Nunavut’s consensus government remains divided when it comes to the issue of human resources—just like the human resources department itself.

Pat Angnakak, MLA for Iqaluit-Niaqunnguu, took Finance Minister Keith Peterson to task in the legislative assembly in Iqaluit Oct. 24 over the territory’s efforts to establish an independent public service commission.

All regular MLAs voted in June in favour of Angnakak’s motion to recommend the commission, while all cabinet members toed the government’s line and voted against it.

“Can the minister update the House today on the status of the government’s implementation of this recommendation?” Angnakak said during question period Oct. 24.

Peterson did not say whether the government will follow through on the recommendation.

“It is very busy during the summer with people working hard on various things. I can assure Ms. Angnakak that my staff is hard at work on reviewing the public service commission concept,” said Peterson.

Angnakak introduced her motion June 7 during the assembly’s spring sitting after a standing committee of regular MLAs grilled Peterson and other human resources officials over four days.

The Government of Nunavut is failing its public servants and needs to rethink its management of human resources, the motion said.

In the preamble to her next question Oct. 24, Angnakak said the government’s current practice of separating human resource functions between two departments—finance as well as executive and intergovernmental affairs—has resulted in “major issues” including hiring, retention and resolving workplace conflict.

“Why does the government believe that reintegrating these functions under one roof would be the wrong thing to do?” Angnakak asked.

Peterson responded by saying he spent four days testifying before the standing committee on this issue in June, as well as 20 minutes speaking to Angnakak’s motion in the house.

“I can assure the listening public, the MLAs and everybody else that there has been significant progress in improving the human resources side, [for example] increasing the staffing, training and development in Inuit employment,” the minister said.

But Angnakak provided staffing numbers that made it appear the minister might be misinformed.

“Just because somebody talks for 20 minutes doesn’t mean that we are in agreement with what is being said,” Angnakak shot back.

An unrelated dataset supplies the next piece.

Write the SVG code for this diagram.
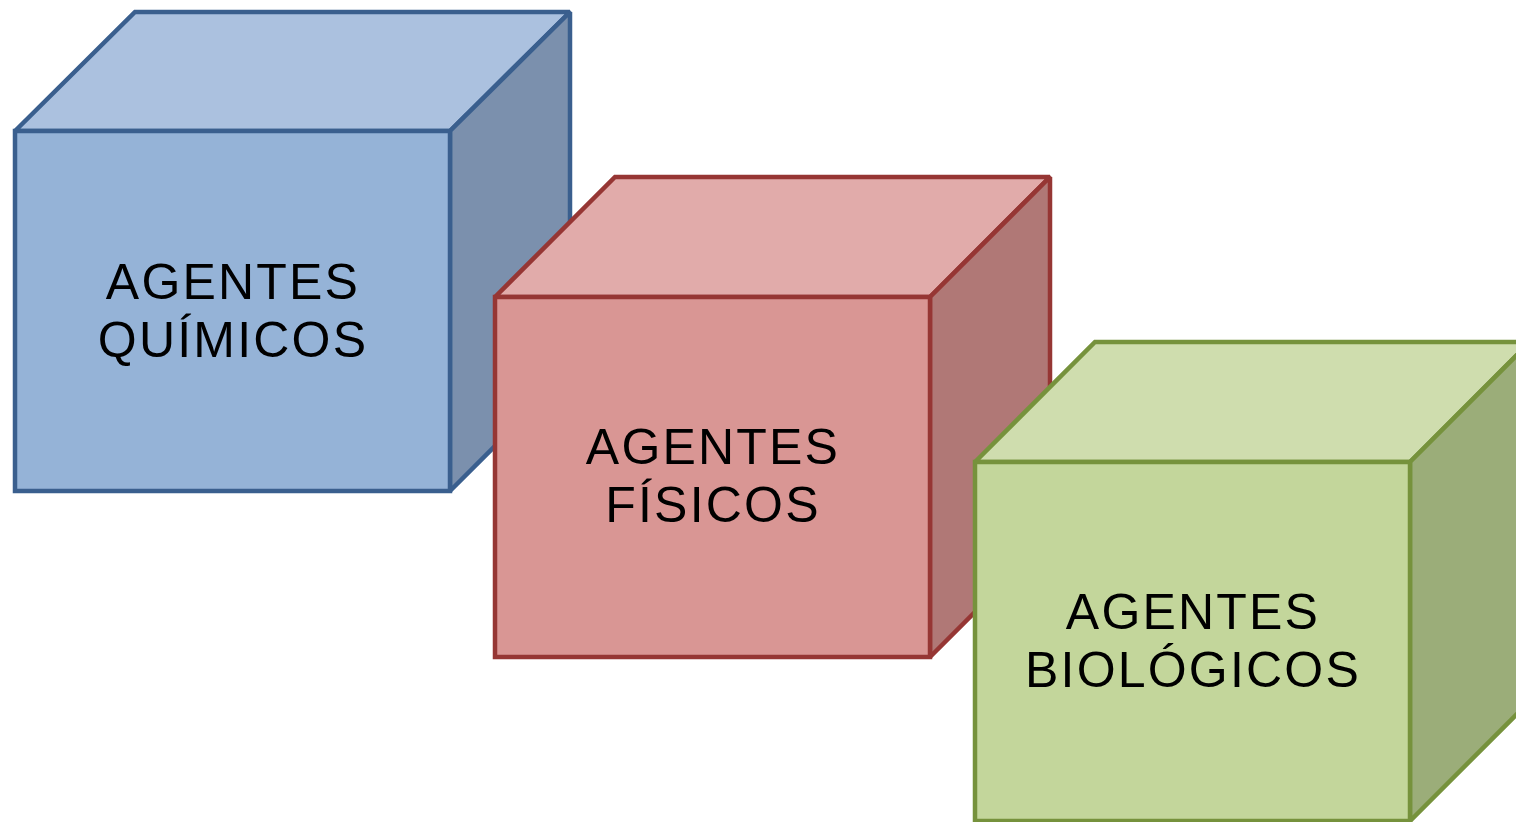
<svg xmlns="http://www.w3.org/2000/svg" width="1516" height="822" viewBox="0 0 1516 822">
<style>
.s{stroke-width:4.5;stroke-linejoin:miter;stroke-miterlimit:2}
.b{stroke:#3A5F8E}.r{stroke:#963634}.g{stroke:#76923C}
text{font-family:"Liberation Sans",Arial,sans-serif;font-size:50px;fill:#000;text-anchor:middle;letter-spacing:2.2px}
</style>
<rect width="1516" height="822" fill="#fff"/>
<g id="quimicos">
<polygon class="s b" fill="#ABC1DF" points="15,131 135,12 570,12 450,131"/>
<polygon class="s b" fill="#7B90AD" points="450,131 570,12 570,371 450,491"/>
<rect class="s b" fill="#95B3D7" x="15" y="131" width="435" height="360"/>
<text x="233" y="299">AGENTES</text>
<text x="233" y="357">QUÍMICOS</text>
</g>
<g id="fisicos">
<polygon class="s r" fill="#E1ABAA" points="495,297 615,177 1050,177 930,297"/>
<polygon class="s r" fill="#B07876" points="930,297 1050,177 1050,537 930,657"/>
<rect class="s r" fill="#D99694" x="495" y="297" width="435" height="360"/>
<text x="713" y="464">AGENTES</text>
<text x="713" y="522">FÍSICOS</text>
</g>
<g id="biologicos">
<polygon class="s g" fill="#CFDDAE" points="975,462 1095,342 1530,342 1410,462"/>
<polygon class="s g" fill="#9BAD79" points="1410,462 1530,342 1530,701 1410,821"/>
<rect class="s g" fill="#C3D69B" x="975" y="462" width="435" height="359"/>
<text x="1193" y="629">AGENTES</text>
<text x="1193" y="687">BIOLÓGICOS</text>
</g>
<g id="connectors"/>
</svg>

On March 31, 2013, the day before the GN dissolved the standalone human resources department, Angnakak said the government’s overall vacancy rate stood at 23 per cent.

By the government’s latest tally, the rate of unfilled jobs has increased by 5 per cent to 28 per cent, or 1,314 jobs.

“Does the government still believe that the decision to separate its human resources functions into different departments has helped its recruitment and staffing efforts?” Angnakak asked.

Peterson did not answer the question.

“Ms. Angnakak has her opinion. That’s her right. I can assure her that… we treat our GN employees as valued employees. They’re doing a great job for us out there and I hope that will continue.”

Dozens of former and current GN employees have come forward to Nunatsiaq News over the past year with stories of unresolved workplace harassment.

Some of those stories involve serious physical and mental health problems as a result of alleged workplace harassment.

Angnakak’s motion recommended that the GN look to the Yukon for a similar public service commission model.